What should be reviewed before investing in a real estate project?

Before investing in a real estate project, an HNWI should review the investment strategy, legal structure, risks, budget, timeline, technical documentation, financial scenarios and exit plan. It is also important to understand how the investor participates, what rights they have, what risks they assume and how potential results are distributed. The transaction should be aligned with their risk profile, investment horizon, liquidity needs and wealth objectives.

Conclusion

High-net-worth investors play a relevant role in the real estate market because they seek assets capable of combining capital preservation, diversification and value creation. For this profile, real estate is not merely an investment in property, but a strategic tool within a broader wealth portfolio.

Strategies can range from stabilised assets to value-add real estate opportunities, as well as specific projects with professional management and a clearly defined investment strategy. The key lies in selecting carefully, analysing risks, understanding the structure and having a realistic exit plan.

In this context, Balize can act as a gateway to selected real estate projects for investors seeking exposure to the market through professional analysis, detailed documentation and ongoing follow-up of each transaction. As with any investment, prior review, understanding the risks and ensuring alignment with the investor’s profile are essential before making a decision.
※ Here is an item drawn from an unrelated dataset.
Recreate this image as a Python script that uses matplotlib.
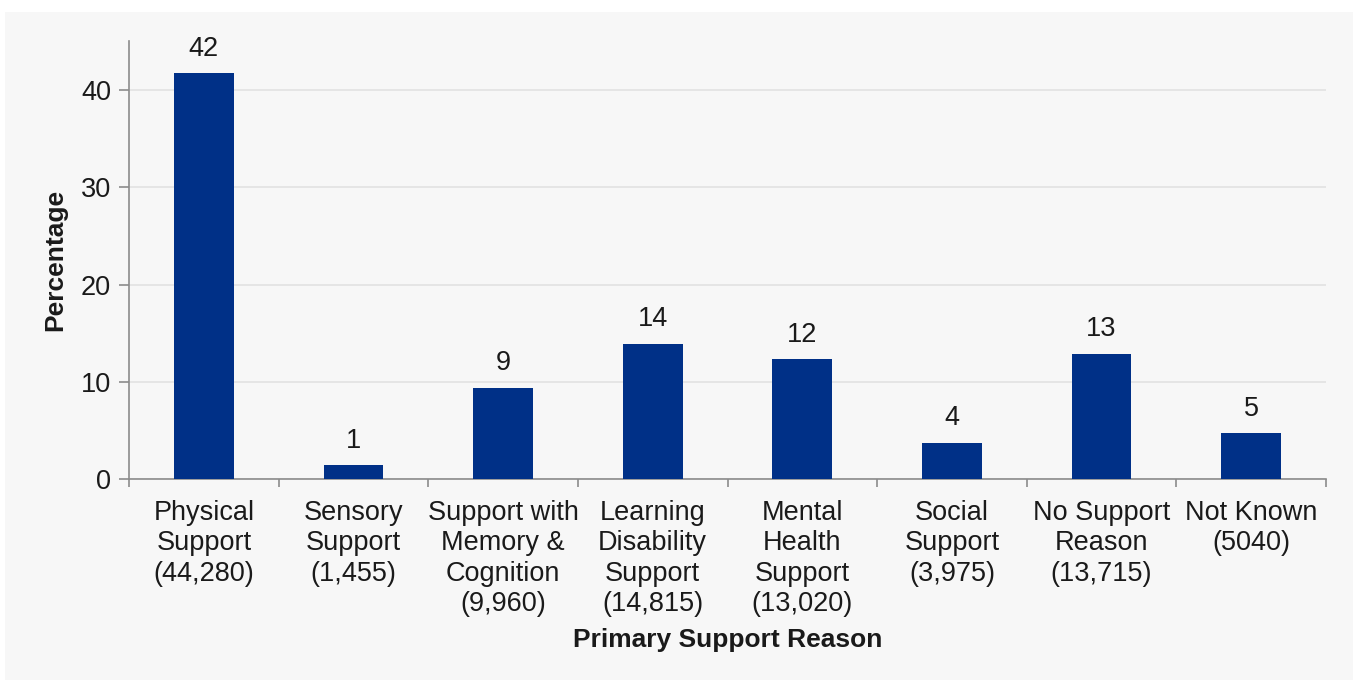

All real estate investments involve risk. Projects may be subject to delays, cost deviations, market changes, lower liquidity or results below initial expectations.  Before investing, it is essential to review the specific documentation of each project, understand its structure, analyse different scenarios and assess whether the transaction is aligned with the investor’s risk profile, investment horizon and wealth objectives. This content is for informational purposes only and does not constitute financial, tax, legal or investment advice.